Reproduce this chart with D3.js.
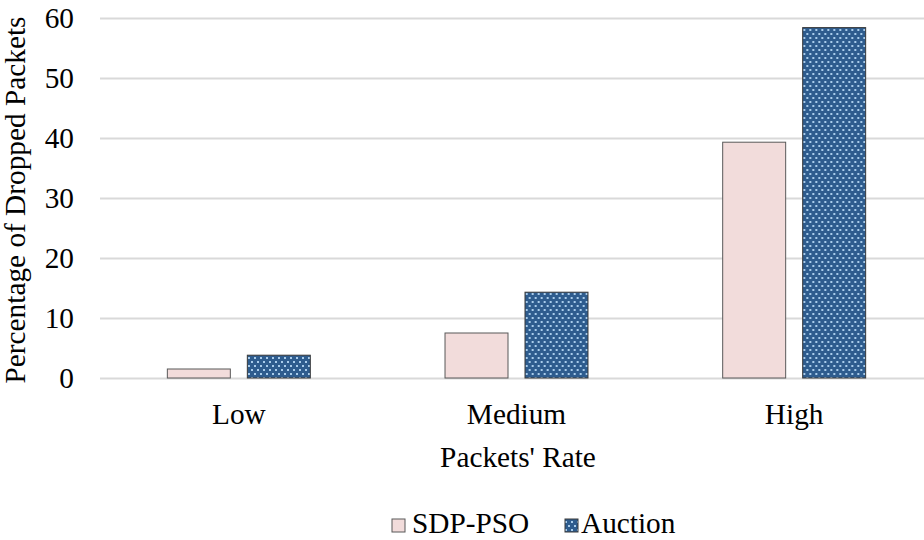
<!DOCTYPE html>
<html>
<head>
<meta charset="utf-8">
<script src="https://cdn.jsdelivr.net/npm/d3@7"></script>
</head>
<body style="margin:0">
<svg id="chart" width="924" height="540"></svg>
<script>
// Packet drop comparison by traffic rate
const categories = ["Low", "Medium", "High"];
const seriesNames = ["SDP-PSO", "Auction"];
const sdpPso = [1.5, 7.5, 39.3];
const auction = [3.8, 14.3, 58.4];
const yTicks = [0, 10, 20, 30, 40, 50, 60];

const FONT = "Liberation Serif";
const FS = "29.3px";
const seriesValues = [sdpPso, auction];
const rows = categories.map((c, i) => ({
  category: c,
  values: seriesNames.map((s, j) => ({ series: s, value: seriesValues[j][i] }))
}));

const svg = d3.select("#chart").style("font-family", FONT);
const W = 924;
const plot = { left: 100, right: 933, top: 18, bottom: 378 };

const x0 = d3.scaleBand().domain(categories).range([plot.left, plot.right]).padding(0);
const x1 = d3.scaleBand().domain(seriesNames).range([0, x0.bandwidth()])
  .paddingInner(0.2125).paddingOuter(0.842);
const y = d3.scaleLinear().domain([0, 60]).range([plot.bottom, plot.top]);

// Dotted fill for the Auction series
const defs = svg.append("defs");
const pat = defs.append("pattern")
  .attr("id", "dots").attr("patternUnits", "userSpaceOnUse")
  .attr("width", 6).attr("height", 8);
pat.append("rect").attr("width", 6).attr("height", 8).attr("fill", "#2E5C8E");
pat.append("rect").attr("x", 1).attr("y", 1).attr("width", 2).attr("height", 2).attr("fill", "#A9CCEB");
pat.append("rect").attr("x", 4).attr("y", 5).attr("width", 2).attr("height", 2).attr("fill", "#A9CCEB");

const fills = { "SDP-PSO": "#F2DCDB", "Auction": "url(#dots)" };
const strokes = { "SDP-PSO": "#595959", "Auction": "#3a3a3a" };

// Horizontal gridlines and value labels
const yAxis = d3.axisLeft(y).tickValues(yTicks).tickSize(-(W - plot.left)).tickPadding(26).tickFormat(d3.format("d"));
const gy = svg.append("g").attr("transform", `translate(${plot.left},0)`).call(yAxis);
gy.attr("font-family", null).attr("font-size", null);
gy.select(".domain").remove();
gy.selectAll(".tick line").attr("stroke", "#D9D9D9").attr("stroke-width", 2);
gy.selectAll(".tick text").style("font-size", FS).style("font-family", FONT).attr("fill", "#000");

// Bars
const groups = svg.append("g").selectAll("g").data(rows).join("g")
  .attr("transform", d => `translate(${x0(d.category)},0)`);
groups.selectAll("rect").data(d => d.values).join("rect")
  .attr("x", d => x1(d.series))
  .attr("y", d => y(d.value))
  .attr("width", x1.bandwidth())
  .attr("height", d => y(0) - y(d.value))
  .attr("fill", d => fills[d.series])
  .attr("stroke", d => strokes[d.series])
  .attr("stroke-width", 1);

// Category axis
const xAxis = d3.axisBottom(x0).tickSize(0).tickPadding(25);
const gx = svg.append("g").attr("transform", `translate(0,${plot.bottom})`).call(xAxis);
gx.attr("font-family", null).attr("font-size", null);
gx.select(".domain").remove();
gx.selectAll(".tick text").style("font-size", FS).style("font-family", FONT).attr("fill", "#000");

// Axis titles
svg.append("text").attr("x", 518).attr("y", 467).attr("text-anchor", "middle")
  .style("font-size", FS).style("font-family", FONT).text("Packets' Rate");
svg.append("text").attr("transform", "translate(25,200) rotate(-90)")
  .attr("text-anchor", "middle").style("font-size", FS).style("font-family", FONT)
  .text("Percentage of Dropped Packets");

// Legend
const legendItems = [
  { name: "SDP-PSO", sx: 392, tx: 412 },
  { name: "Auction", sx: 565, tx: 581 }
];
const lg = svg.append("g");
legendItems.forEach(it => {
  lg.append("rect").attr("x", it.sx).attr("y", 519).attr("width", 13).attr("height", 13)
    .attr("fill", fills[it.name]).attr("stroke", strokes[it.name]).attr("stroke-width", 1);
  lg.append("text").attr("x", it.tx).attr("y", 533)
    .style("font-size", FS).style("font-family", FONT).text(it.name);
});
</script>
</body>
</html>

◆ ◆ ◆ ◆ ◆ ◆ ◆

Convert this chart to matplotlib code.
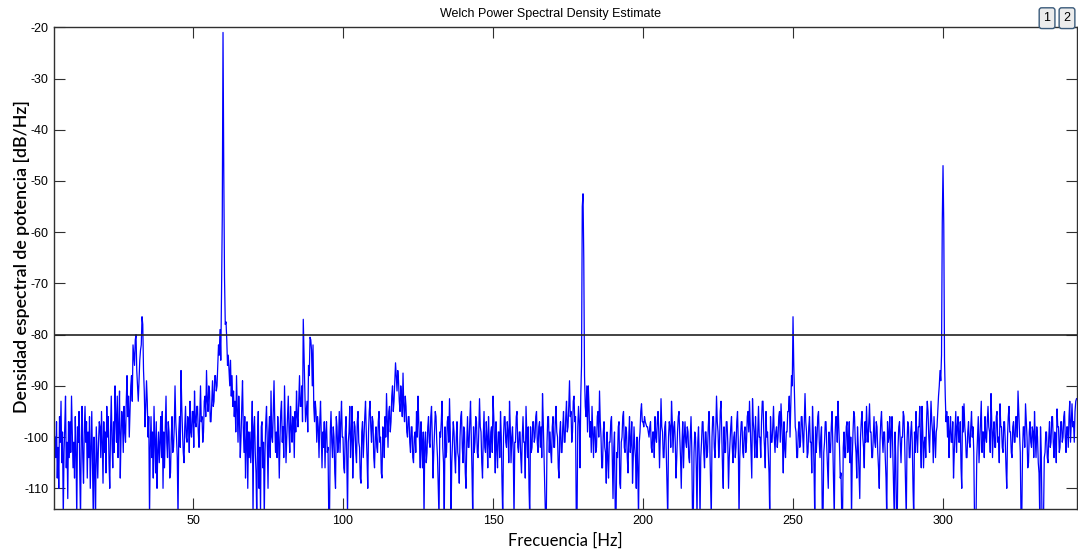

◆ ◆ ◆ ◆ ◆ ◆ ◆

Extract the part of the records that opens with the line containing "Reproduce this chart with D3.js." and closes with the line containing "18, bottom: 378". Take only those lines, exactly, and no pictures.

* Solution to this exercise *
Reproduce this chart with D3.js.
<!DOCTYPE html>
<html>
<head>
<meta charset="utf-8">
<script src="https://cdn.jsdelivr.net/npm/d3@7"></script>
</head>
<body style="margin:0">
<svg id="chart" width="924" height="540"></svg>
<script>
// Packet drop comparison by traffic rate
const categories = ["Low", "Medium", "High"];
const seriesNames = ["SDP-PSO", "Auction"];
const sdpPso = [1.5, 7.5, 39.3];
const auction = [3.8, 14.3, 58.4];
const yTicks = [0, 10, 20, 30, 40, 50, 60];

const FONT = "Liberation Serif";
const FS = "29.3px";
const seriesValues = [sdpPso, auction];
const rows = categories.map((c, i) => ({
  category: c,
  values: seriesNames.map((s, j) => ({ series: s, value: seriesValues[j][i] }))
}));

const svg = d3.select("#chart").style("font-family", FONT);
const W = 924;
const plot = { left: 100, right: 933, top: 18, bottom: 378 };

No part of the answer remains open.